Fraud in iGaming is not one problem; it is several, and they trade off against revenue. Tighten controls too far and you decline good players and strangle deposit conversion. Leave them loose and bonus abusers, multi-accounters, and payment fraud quietly erode margin. iGaming fraud prevention is the discipline of finding that line deliberately rather than by accident. Here is the operator framework.
Know the fraud types you are fighting
Bonus abuse, multi-accounting, payment and chargeback fraud, and arbitrage each need different detection and a different response. Treating “fraud” as one undifferentiated threat produces blunt rules that catch real players. Segment the problem first.
Detection without killing conversion
Every fraud control adds friction, and friction costs deposits. The goal is risk-based detection — light touch for low-risk players, scrutiny where signals warrant it — so prevention protects the same revenue line as your payment risk management rather than fighting it.
Fraud, KYC, and onboarding
Much fraud is stopped or invited at onboarding. The verification rigour set out in the due diligence checklist is your first and cheapest line of defence — far cheaper than chasing losses after the fact.
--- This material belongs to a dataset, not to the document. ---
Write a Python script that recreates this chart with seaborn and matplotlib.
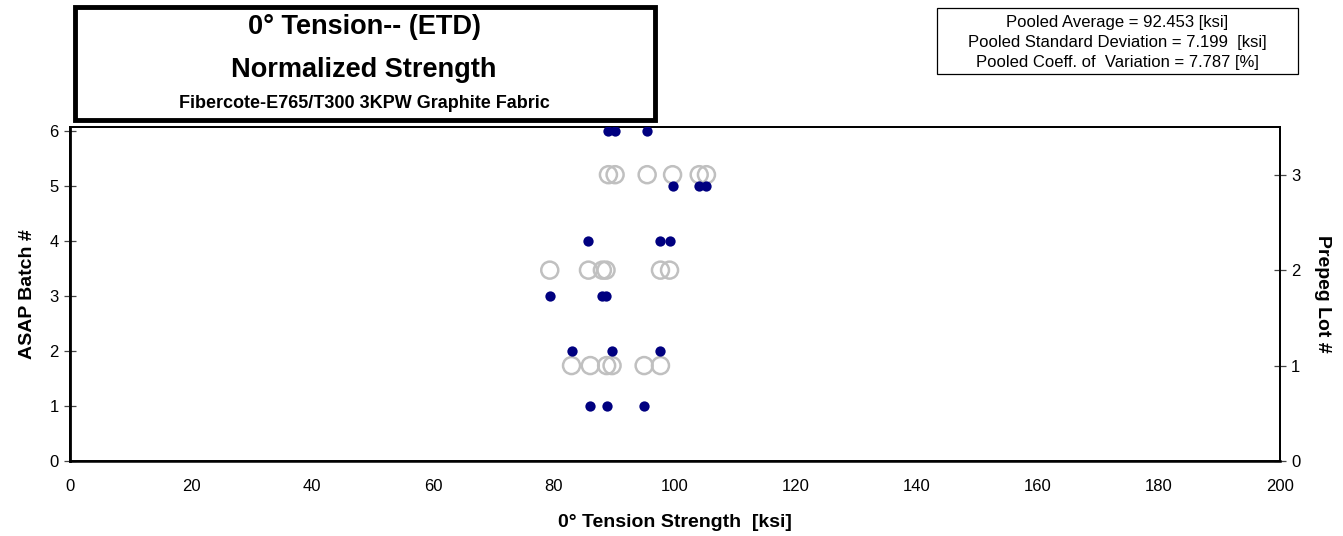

Prevention is an economic decision
The right level of fraud control is the one where the marginal cost of friction equals the marginal fraud prevented. That is an economic call, made with product and payments — not a security team optimising for zero fraud at any revenue cost.
FAQ
What are the main types of iGaming fraud?
Bonus abuse, multi-accounting, payment and chargeback fraud, and arbitrage. Each requires its own detection logic and response, so they should not be lumped together.
How do operators prevent fraud without hurting conversion?
With risk-based controls that apply friction only where signals justify it, and strong KYC at onboarding, so genuine players pass smoothly while high-risk activity is scrutinised.